Forewarnings are plain. Construction contracts awarded and dollar sales of department stores both are at the highest level for ten years. This year, both steel production and electric power production will make new all-time high records. Rail shipments of manufactured goods have increased abnormally, as has consumption of cotton and wool. Industrial activity as a whole by a dozen different indexes shows a recent sharp rise.

In attempting to forecast the future course of inflation, we can do no better than consider the conditions which have paved the way for inflation all over the world, for the past century. The first of these is an excess of Government expenditures over receipts. In the United States, in the decade 1921 to 1930, there was a surplus of receipts every year; but in the decade 1931 to 1940, there was a deficit every year. Thus we have established the first condition which in the past usually has led to inflation.

The second condition is mounting Government debts.

The Federal debt has risen rapidly from 18 billion to 44 billion. The reason why such huge debts lead to inflation is that, as tax rates rise, the point is sure to come when higher tax rates yield no higher returns. Payments of the debt on the prevailing price level thus becomes impossible. Then the easiest way for the Government to lighten its burden of debt is depreciation of the dollar. In this way the Government can pay its debts, legally, with fifty cent dollars, or even with ten cent dollars. This is clandestine taxation.
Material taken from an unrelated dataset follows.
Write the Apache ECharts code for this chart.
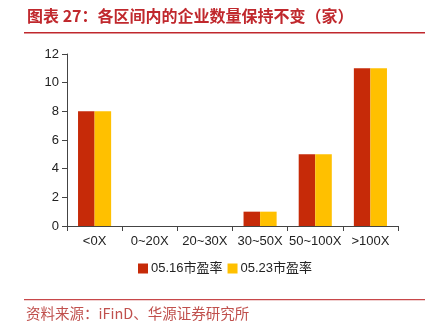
<!DOCTYPE html>
<html><head><meta charset="utf-8">
<script src="https://cdn.jsdelivr.net/npm/echarts@6/dist/echarts.min.js"></script>
<style>html,body{margin:0;padding:0;background:#fff}#c{width:433px;height:329px}</style>
</head><body><div id="c"></div>
<script>
const categories = ['<0X', '0~20X', '20~30X', '30~50X', '50~100X', '>100X'];
const series0516 = [8, 0, 0, 1, 5, 11];
const series0523 = [8, 0, 0, 1, 5, 11];
const seriesNames = ['05.16市盈率', '05.23市盈率'];
const titleText = '图表 27：各区间内的企业数量保持不变（家）';
const sourceText = '资料来源：iFinD、华源证券研究所';

const chart = echarts.init(document.getElementById('c'));
const axisFont = {fontFamily: 'Liberation Sans, Arial, sans-serif', fontSize: 13, color: '#222'};
chart.setOption({
  animation: false,
  grid: {left: 67, right: 35, top: 54, bottom: 103},
  legend: {
    data: seriesNames, bottom: 49, left: 133, itemWidth: 10, itemHeight: 10, itemGap: 5,
    textStyle: {fontFamily: 'Liberation Sans, Noto Sans CJK SC, sans-serif', fontSize: 13, color: '#222', padding: [0,0,0,-2]},
    icon: 'rect'
  },
  xAxis: {
    type: 'category', data: categories,
    axisLine: {lineStyle: {color: '#444'}},
    axisTick: {show: true, length: 5, lineStyle: {color: '#444'}},
    axisLabel: Object.assign({margin: 9, interval: 0, hideOverlap: false}, axisFont)
  },
  yAxis: {
    type: 'value', min: 0, max: 12, interval: 2,
    splitLine: {show: false},
    axisLine: {show: true, lineStyle: {color: '#444'}},
    axisTick: {show: true, length: 5, lineStyle: {color: '#444'}},
    axisLabel: Object.assign({margin: 8}, axisFont)
  },
  series: [
    {name: seriesNames[0], type: 'bar', data: series0516, barGap: '0%', barCategoryGap: '40%', itemStyle: {color: '#C62A08'}},
    {name: seriesNames[1], type: 'bar', data: series0523, itemStyle: {color: '#FFC000'}}
  ],
  graphic: [
    {type: 'text', left: 27, top: 8, style: {text: titleText, font: 'bold 16px "Noto Sans CJK SC", sans-serif', fill: '#C0282D'}},
    {type: 'rect', shape: {x: 24, y: 32, width: 401, height: 1.5}, style: {fill: '#C0282D'}},
    {type: 'rect', shape: {x: 24, y: 299, width: 401, height: 1.2}, style: {fill: '#C8484A'}},
    {type: 'text', left: 26, top: 306, style: {text: sourceText, font: '14.5px "Noto Sans CJK SC", sans-serif', fill: '#C0504D'}}
  ]
});
</script></body></html>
The third condition which, under our Federal Reserve System, permits at least a ten-fold expansion of credit for every unit of gold, is a piling up of unused stocks of monetary gold. In fact, the only monetary system we have is one under which bank credit expands automatically and riotously precisely when expansion is most dangerous, and contracts with equal certainty and celerity precisely when expansion is needed. During the past ten years, as everybody knows, we have more than doubled our gold resources until, with 18 billions of gold, we have the greater part of the monetary gold supplies of the world. The performance has all the features of a comic opera. It makes old King Midas look like a piker. If these hordes were used even to the extent which the present law permits, they could produce far more disastrous inflation than we have hitherto suffered.

There is, moreover, a fourth potential source of inflation: lately the idle demand deposits in the banks awaiting use have increased from 13 billions to 26 billions. And a fifth source; the excess bank reserves have risen from one billion to five billions.

These five conditions, which often in peace time have led to inflation, were created before we began to prepare for war. Now, with war hysteria and war expenditures added, we have the one agency for using inflation resources which, in the history of the world, has always been the most effective. Last month Government actual war expenditures rose to a new high of 200 millions, and they are likely to grow rapidly until, by the end of the fiscal year, we shall have spent four or five billion dollars.

These expenditures, directly and indirectly, will flowchiefly into pay-rolls; and over 90 per cent of the pay-rolls will be spent within two weeks after they are received. The immediate and inevitable result will be higher prices. This movement will gain much impetus during the next twelve months because the billions which the Government spends for defense will create virtually nothing which is offered for sale; whereas these same billions, flowing into pay-rolls, will be offered promptly in consumer markets for goods which cannot be produced fast enough to keep up with the pay-rolls. Under these conditions, inflation results, dollar for dollar, from expanded pay-rolls.

Object, if you like, that the new money is not real money; that it is merely the result of credits written on bank books; that it is based on the unsound creation of Government debt. The fact remains that once a new dollar gets into circulation, it cannot remember how it got started. It has the same effect on prices as any other dollar. Prices rise.

Rising prices, moreover, mean rising costs of living, and higher costs of living always mean demands for higher wages. Already labor unions are listing the concerns which have received the largest Government orders. There will be prompt demands for higher wages wherever the prospects seem best. Higher wages, however, promptly lead to still higher prices. Thus is started the familiar vicious spiral of inflation.

Initial results of this process are already here. During the current year, production of durable goods is likely to show a 30 per cent increase over the 1935-1939 average. Thus we shall have restored one of the prerequisites of prosperity which has caused so much concern to economists for several years. Industrial production as a whole willmake new high records; but, to repeat, a large part of this will not create ordinary market supplies.

It is true that these conditions have not yet produced results comparable to the underlying forces. That, however is to be expected. In the first six months of the first World War, production in this country actually fell. It declined from nine per cent above computed normal to five per cent below. It was not until two years later than production rose to 14 per cent above normal; but by that time we were producing 55 per cent more per capita than we produced twenty years later.

We are told, however, that the Government is taking steps to control prices. We hear that the Retailers' Advisory Committee, chosen by the Consumer Division of the National Defense Advisory Commission, is endeavoring to prevent a rise in prices. All we can say in this connection is that if the Government succeeds in controlling prices under these conditions, it will be the first success in the history of this country, or any other country. Governments the world over have undertaken to control the price of copper, zinc, tin, sugar, coffee, raw silk, cotton, wheat and rubber, to mention only a few of innumerable attempts. These attempts have only one thing in common: all, without exception, have failed.

They have failed because they ignore the function of price. The function of price is to move goods. When there are no arbitrary interferences, goods are moved. The fact that the goods are moved shows that prices are right. Price is the sign of trouble: not the cause of trouble. To attack prices gives no more promise of relief than to smash the thermometer because the temperature is too high.